-- START --

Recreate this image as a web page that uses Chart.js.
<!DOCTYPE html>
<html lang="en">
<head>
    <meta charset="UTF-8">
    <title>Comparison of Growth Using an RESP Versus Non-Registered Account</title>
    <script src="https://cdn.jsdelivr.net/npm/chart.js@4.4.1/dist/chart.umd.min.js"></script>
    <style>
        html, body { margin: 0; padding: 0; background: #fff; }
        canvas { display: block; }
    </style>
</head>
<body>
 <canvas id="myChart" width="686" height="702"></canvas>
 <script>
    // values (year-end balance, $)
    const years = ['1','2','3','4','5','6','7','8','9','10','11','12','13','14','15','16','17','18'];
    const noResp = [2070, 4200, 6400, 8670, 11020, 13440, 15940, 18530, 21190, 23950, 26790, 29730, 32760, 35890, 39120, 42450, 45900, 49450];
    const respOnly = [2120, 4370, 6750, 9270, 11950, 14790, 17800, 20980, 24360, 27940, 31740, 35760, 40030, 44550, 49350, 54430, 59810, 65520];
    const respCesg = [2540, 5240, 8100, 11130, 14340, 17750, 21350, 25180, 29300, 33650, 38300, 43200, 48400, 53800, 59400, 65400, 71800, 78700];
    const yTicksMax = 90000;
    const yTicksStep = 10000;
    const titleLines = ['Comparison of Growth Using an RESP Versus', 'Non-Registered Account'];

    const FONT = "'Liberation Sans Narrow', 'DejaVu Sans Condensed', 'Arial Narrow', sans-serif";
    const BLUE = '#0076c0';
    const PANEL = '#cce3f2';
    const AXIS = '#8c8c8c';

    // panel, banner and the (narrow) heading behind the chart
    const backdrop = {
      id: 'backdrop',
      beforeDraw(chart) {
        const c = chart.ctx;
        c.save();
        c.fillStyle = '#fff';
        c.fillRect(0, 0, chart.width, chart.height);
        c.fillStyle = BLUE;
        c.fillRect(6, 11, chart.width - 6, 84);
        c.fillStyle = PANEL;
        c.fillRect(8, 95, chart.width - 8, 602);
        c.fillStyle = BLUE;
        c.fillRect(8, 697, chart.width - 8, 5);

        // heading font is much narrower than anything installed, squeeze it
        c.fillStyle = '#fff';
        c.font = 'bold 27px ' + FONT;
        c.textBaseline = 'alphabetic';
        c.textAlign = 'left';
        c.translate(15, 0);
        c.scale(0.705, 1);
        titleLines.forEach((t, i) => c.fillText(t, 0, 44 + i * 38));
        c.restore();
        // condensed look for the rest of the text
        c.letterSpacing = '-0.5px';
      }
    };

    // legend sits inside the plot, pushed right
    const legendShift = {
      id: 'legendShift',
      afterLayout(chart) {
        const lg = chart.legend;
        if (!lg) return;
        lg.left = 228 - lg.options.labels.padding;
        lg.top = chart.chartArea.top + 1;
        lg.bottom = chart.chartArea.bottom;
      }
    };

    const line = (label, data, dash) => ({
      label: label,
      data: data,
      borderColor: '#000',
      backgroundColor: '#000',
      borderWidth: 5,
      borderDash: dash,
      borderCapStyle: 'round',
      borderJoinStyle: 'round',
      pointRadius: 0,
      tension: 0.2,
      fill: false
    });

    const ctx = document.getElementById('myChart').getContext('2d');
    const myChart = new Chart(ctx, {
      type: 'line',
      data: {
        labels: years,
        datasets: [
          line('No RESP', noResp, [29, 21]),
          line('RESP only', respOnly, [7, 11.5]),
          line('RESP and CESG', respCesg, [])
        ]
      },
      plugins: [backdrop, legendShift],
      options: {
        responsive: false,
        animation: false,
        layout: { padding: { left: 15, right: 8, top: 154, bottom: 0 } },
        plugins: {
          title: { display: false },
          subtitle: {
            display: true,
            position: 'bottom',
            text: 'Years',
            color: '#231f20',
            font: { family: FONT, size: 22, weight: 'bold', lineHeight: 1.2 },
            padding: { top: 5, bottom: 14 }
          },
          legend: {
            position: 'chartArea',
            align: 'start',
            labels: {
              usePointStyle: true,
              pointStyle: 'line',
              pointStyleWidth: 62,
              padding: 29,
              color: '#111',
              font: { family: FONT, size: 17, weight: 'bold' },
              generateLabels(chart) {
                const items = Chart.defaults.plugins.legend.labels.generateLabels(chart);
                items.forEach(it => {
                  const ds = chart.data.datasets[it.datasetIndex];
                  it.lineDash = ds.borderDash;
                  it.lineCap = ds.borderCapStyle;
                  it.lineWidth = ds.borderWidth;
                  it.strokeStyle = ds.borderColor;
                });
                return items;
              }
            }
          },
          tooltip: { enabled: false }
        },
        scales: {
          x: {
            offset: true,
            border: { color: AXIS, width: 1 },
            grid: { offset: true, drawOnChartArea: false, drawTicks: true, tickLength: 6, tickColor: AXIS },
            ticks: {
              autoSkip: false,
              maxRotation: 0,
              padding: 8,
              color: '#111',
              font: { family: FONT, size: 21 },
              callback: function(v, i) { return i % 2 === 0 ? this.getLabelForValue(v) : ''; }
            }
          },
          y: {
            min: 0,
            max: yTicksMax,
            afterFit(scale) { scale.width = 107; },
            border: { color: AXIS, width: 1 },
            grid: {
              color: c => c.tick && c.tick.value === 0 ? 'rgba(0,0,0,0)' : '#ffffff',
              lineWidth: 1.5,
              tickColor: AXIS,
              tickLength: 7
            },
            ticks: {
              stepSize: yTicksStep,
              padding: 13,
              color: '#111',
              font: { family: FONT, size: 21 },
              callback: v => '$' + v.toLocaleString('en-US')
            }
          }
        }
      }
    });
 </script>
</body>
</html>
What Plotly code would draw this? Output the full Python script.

-- END --

* WORK TO BE COMPLETED *
Reproduce the data shown above exactly.

* WRITTEN RESPONSE *
Recreate this image as a web page that uses Chart.js.
<!DOCTYPE html>
<html lang="en">
<head>
    <meta charset="UTF-8">
    <title>Comparison of Growth Using an RESP Versus Non-Registered Account</title>
    <script src="https://cdn.jsdelivr.net/npm/chart.js@4.4.1/dist/chart.umd.min.js"></script>
    <style>
        html, body { margin: 0; padding: 0; background: #fff; }
        canvas { display: block; }
    </style>
</head>
<body>
 <canvas id="myChart" width="686" height="702"></canvas>
 <script>
    // values (year-end balance, $)
    const years = ['1','2','3','4','5','6','7','8','9','10','11','12','13','14','15','16','17','18'];
    const noResp = [2070, 4200, 6400, 8670, 11020, 13440, 15940, 18530, 21190, 23950, 26790, 29730, 32760, 35890, 39120, 42450, 45900, 49450];
    const respOnly = [2120, 4370, 6750, 9270, 11950, 14790, 17800, 20980, 24360, 27940, 31740, 35760, 40030, 44550, 49350, 54430, 59810, 65520];
    const respCesg = [2540, 5240, 8100, 11130, 14340, 17750, 21350, 25180, 29300, 33650, 38300, 43200, 48400, 53800, 59400, 65400, 71800, 78700];
    const yTicksMax = 90000;
    const yTicksStep = 10000;
    const titleLines = ['Comparison of Growth Using an RESP Versus', 'Non-Registered Account'];

    const FONT = "'Liberation Sans Narrow', 'DejaVu Sans Condensed', 'Arial Narrow', sans-serif";
    const BLUE = '#0076c0';
    const PANEL = '#cce3f2';
    const AXIS = '#8c8c8c';

    // panel, banner and the (narrow) heading behind the chart
    const backdrop = {
      id: 'backdrop',
      beforeDraw(chart) {
        const c = chart.ctx;
        c.save();
        c.fillStyle = '#fff';
        c.fillRect(0, 0, chart.width, chart.height);
        c.fillStyle = BLUE;
        c.fillRect(6, 11, chart.width - 6, 84);
        c.fillStyle = PANEL;
        c.fillRect(8, 95, chart.width - 8, 602);
        c.fillStyle = BLUE;
        c.fillRect(8, 697, chart.width - 8, 5);

        // heading font is much narrower than anything installed, squeeze it
        c.fillStyle = '#fff';
        c.font = 'bold 27px ' + FONT;
        c.textBaseline = 'alphabetic';
        c.textAlign = 'left';
        c.translate(15, 0);
        c.scale(0.705, 1);
        titleLines.forEach((t, i) => c.fillText(t, 0, 44 + i * 38));
        c.restore();
        // condensed look for the rest of the text
        c.letterSpacing = '-0.5px';
      }
    };

    // legend sits inside the plot, pushed right
    const legendShift = {
      id: 'legendShift',
      afterLayout(chart) {
        const lg = chart.legend;
        if (!lg) return;
        lg.left = 228 - lg.options.labels.padding;
        lg.top = chart.chartArea.top + 1;
        lg.bottom = chart.chartArea.bottom;
      }
    };

    const line = (label, data, dash) => ({
      label: label,
      data: data,
      borderColor: '#000',
      backgroundColor: '#000',
      borderWidth: 5,
      borderDash: dash,
      borderCapStyle: 'round',
      borderJoinStyle: 'round',
      pointRadius: 0,
      tension: 0.2,
      fill: false
    });

    const ctx = document.getElementById('myChart').getContext('2d');
    const myChart = new Chart(ctx, {
      type: 'line',
      data: {
        labels: years,
        datasets: [
          line('No RESP', noResp, [29, 21]),
          line('RESP only', respOnly, [7, 11.5]),
          line('RESP and CESG', respCesg, [])
        ]
      },
      plugins: [backdrop, legendShift],
      options: {
        responsive: false,
        animation: false,
        layout: { padding: { left: 15, right: 8, top: 154, bottom: 0 } },
        plugins: {
          title: { display: false },
          subtitle: {
            display: true,
            position: 'bottom',
            text: 'Years',
            color: '#231f20',
            font: { family: FONT, size: 22, weight: 'bold', lineHeight: 1.2 },
            padding: { top: 5, bottom: 14 }
          },
          legend: {
            position: 'chartArea',
            align: 'start',
            labels: {
              usePointStyle: true,
              pointStyle: 'line',
              pointStyleWidth: 62,
              padding: 29,
              color: '#111',
              font: { family: FONT, size: 17, weight: 'bold' },
              generateLabels(chart) {
                const items = Chart.defaults.plugins.legend.labels.generateLabels(chart);
                items.forEach(it => {
                  const ds = chart.data.datasets[it.datasetIndex];
                  it.lineDash = ds.borderDash;
                  it.lineCap = ds.borderCapStyle;
                  it.lineWidth = ds.borderWidth;
                  it.strokeStyle = ds.borderColor;
                });
                return items;
              }
            }
          },
          tooltip: { enabled: false }
        },
        scales: {
          x: {
            offset: true,
            border: { color: AXIS, width: 1 },
            grid: { offset: true, drawOnChartArea: false, drawTicks: true, tickLength: 6, tickColor: AXIS },
            ticks: {
              autoSkip: false,
              maxRotation: 0,
              padding: 8,
              color: '#111',
              font: { family: FONT, size: 21 },
              callback: function(v, i) { return i % 2 === 0 ? this.getLabelForValue(v) : ''; }
            }
          },
          y: {
            min: 0,
            max: yTicksMax,
            afterFit(scale) { scale.width = 107; },
            border: { color: AXIS, width: 1 },
            grid: {
              color: c => c.tick && c.tick.value === 0 ? 'rgba(0,0,0,0)' : '#ffffff',
              lineWidth: 1.5,
              tickColor: AXIS,
              tickLength: 7
            },
            ticks: {
              stepSize: yTicksStep,
              padding: 13,
              color: '#111',
              font: { family: FONT, size: 21 },
              callback: v => '$' + v.toLocaleString('en-US')
            }
          }
        }
      }
    });
 </script>
</body>
</html>
What Plotly code would draw this? Output the full Python script.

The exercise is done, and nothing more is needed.